Frequently asked questions
What is a rail freight audit?
A rail freight audit is a line-by-line review of a railroad's freight bill against the controlling tariff and contract. The audit checks linehaul rate, fuel surcharge math, demurrage time, switch charges, weight bumps, and accessorial authority. Most rail audit programs recover 2 to 5 percent of annual rail spend.
How is a rail audit different from an LTL or parcel audit?
Rail bills are governed by a published tariff plus a private contract that overrides parts of it — so the audit has to read both together. Rail also carries unique line items (per-car or per-ton rates, weight-bumped car corrections, switching, demurrage at the ramp) and a different statute (49 USC 11706) for overcharge claims with a 3-year window.

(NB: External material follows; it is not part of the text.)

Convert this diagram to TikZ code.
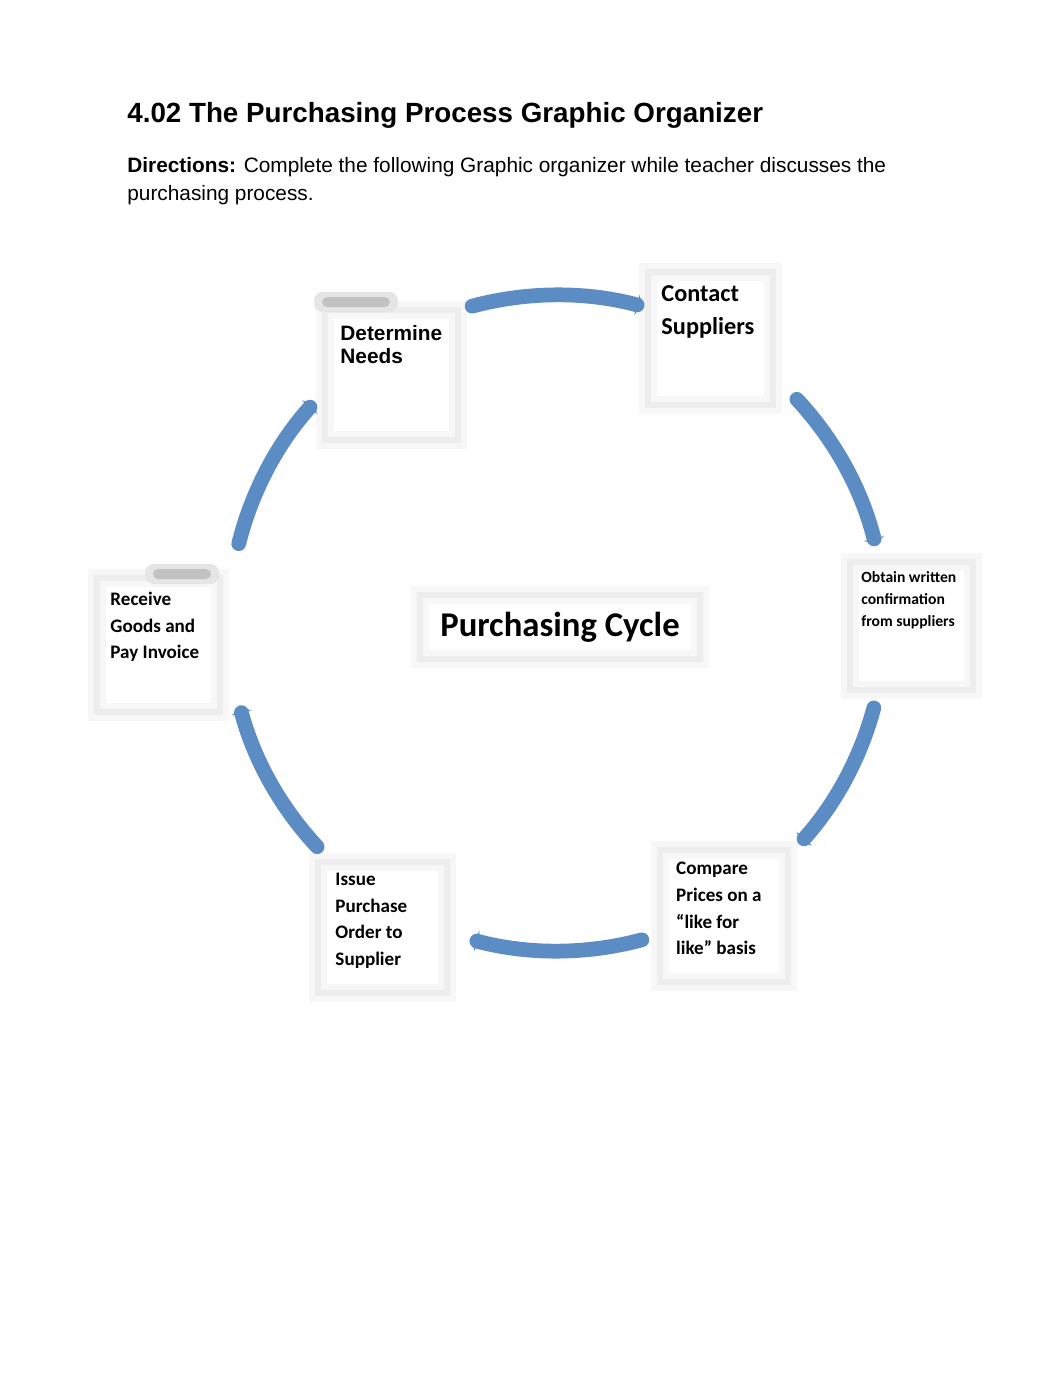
\documentclass[tikz,border=0pt]{standalone}
\usepackage{fontspec}
\setmainfont{Liberation Sans}
\newfontfamily\calibri{Carlito}
\usetikzlibrary{arrows.meta,positioning}
\definecolor{arcblue}{RGB}{92,140,196}

\begin{document}
\begin{tikzpicture}[x=0.5763pt,y=-0.5763pt,
  stepbox/.style={draw=black!7, line width=3.5pt,
    preaction={draw=black!3, line width=10pt}},
  steptext/.style={inner sep=0pt, align=left, anchor=north west,
    font=\calibri\bfseries\fontsize{11}{15.3}\selectfont},
  flow/.style={arcblue, line width=8.5pt, line cap=round,
    -{Triangle[length=3pt,width=12pt]}}]
\useasboundingbox (0,0) rectangle (1062,1377);

% heading
\node[anchor=base west, inner sep=0pt, font=\bfseries\fontsize{16}{18}\selectfont]
  (title) at (127,123) {4.02 The Purchasing Process Graphic Organizer};
\node[anchor=base west, inner sep=0pt, align=left, font=\fontsize{12}{16}\selectfont]
  (dir) at (127,200) {\textbf{Directions:} Complete the following Graphic organizer while teacher discusses the\\purchasing process.};

% boxes
\node[stepbox, minimum width=76.6pt, minimum height=74.9pt] (b1) at (391.5,375) {};
\node[stepbox, minimum width=72.0pt, minimum height=76.6pt] (b2) at (710.5,338.5) {};
\node[stepbox, minimum width=70.9pt, minimum height=73.8pt] (b3) at (911.5,626) {};
\node[stepbox, minimum width=73.8pt, minimum height=76.1pt] (b4) at (724,916) {};
\node[stepbox, minimum width=74.3pt, minimum height=75.5pt] (b5) at (382.5,927.5) {};
\node[stepbox, minimum width=70.9pt, minimum height=77.2pt] (b6) at (158.5,645) {};
\node[stepbox, minimum width=161.4pt, minimum height=36.9pt,
  font=\calibri\bfseries\fontsize{20}{22}\selectfont] (c) at (560,627) {Purchasing Cycle};

% smudges
\fill[black!10, rounded corners=5pt] (314,292) rectangle (398,312);
\fill[black!24, rounded corners=3pt] (322,297) rectangle (390,307);
\fill[black!10, rounded corners=5pt] (145,564) rectangle (219,584);
\fill[black!24, rounded corners=3pt] (153,569) rectangle (211,579);

% labels
\node[steptext, below right=10.3pt and 10.4pt of b1.north west,
  font=\bfseries\fontsize{12}{13.3}\selectfont] (t1) {Determine\\Needs};
\node[steptext, below right=9.3pt and 9.3pt of b2.north west,
  font=\calibri\bfseries\fontsize{14}{19}\selectfont] (t2) {Contact\\Suppliers};
\node[steptext, below right=7pt and 8.1pt of b3.north west,
  font=\calibri\bfseries\fontsize{9}{12.7}\selectfont] (t3) {Obtain written\\confirmation\\from suppliers};
\node[steptext, below right=8.7pt and 10.9pt of b4.north west] (t4) {Compare\\Prices on a\\“like for\\like” basis};
\node[steptext, below right=8.1pt and 11.6pt of b5.north west] (t5) {Issue\\Purchase\\Order to\\Supplier};
\node[steptext, below right=9.8pt and 9.3pt of b6.north west] (t6) {Receive\\Goods and\\Pay Invoice};

% cycle arrows
\coordinate (o) at (557,623);
\draw[flow] ([shift={(-105:328)}]o) arc (-105:-75:328);
\draw[flow] ([shift={(-43:328)}]o) arc (-43:-14:328);
\draw[flow] ([shift={(15:328)}]o) arc (15:42:328);
\draw[flow] ([shift={(75:328)}]o) arc (75:105:328);
\draw[flow] ([shift={(137:328)}]o) arc (137:165:328);
\draw[flow] ([shift={(-166:328)}]o) arc (-166:-138:328);
\end{tikzpicture}
\end{document}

What is the average error rate on rail freight invoices?
Across the freight audit industry, invoice error rates run 5 to 8 percent of total spend on average. Rail specifically sits at the higher end of that range because rail tariffs change quarterly and accessorial billing depends on facility-side documentation that most shippers don't capture.
Can I dispute a rail freight charge after paying?
Yes. 49 USC 11706 gives shippers up to 3 years to file an overcharge claim against a rail carrier — longer than the 180-day floor for motor carriers under 49 USC 13710. The dispute must be in writing, cite the controlling tariff or contract, and include the waybill or invoice in question.
Which rail carriers does Eller Audit work with?
All Class I railroads operating in the US — BNSF, Union Pacific (UP), CSX, Norfolk Southern (NS), CPKC, and Canadian National (CN) — plus the major Intermodal Marketing Companies (IMCs) and short-line carriers. The audit method is tariff-based, so it applies whether your linehaul carrier is Class I, regional, or short-line.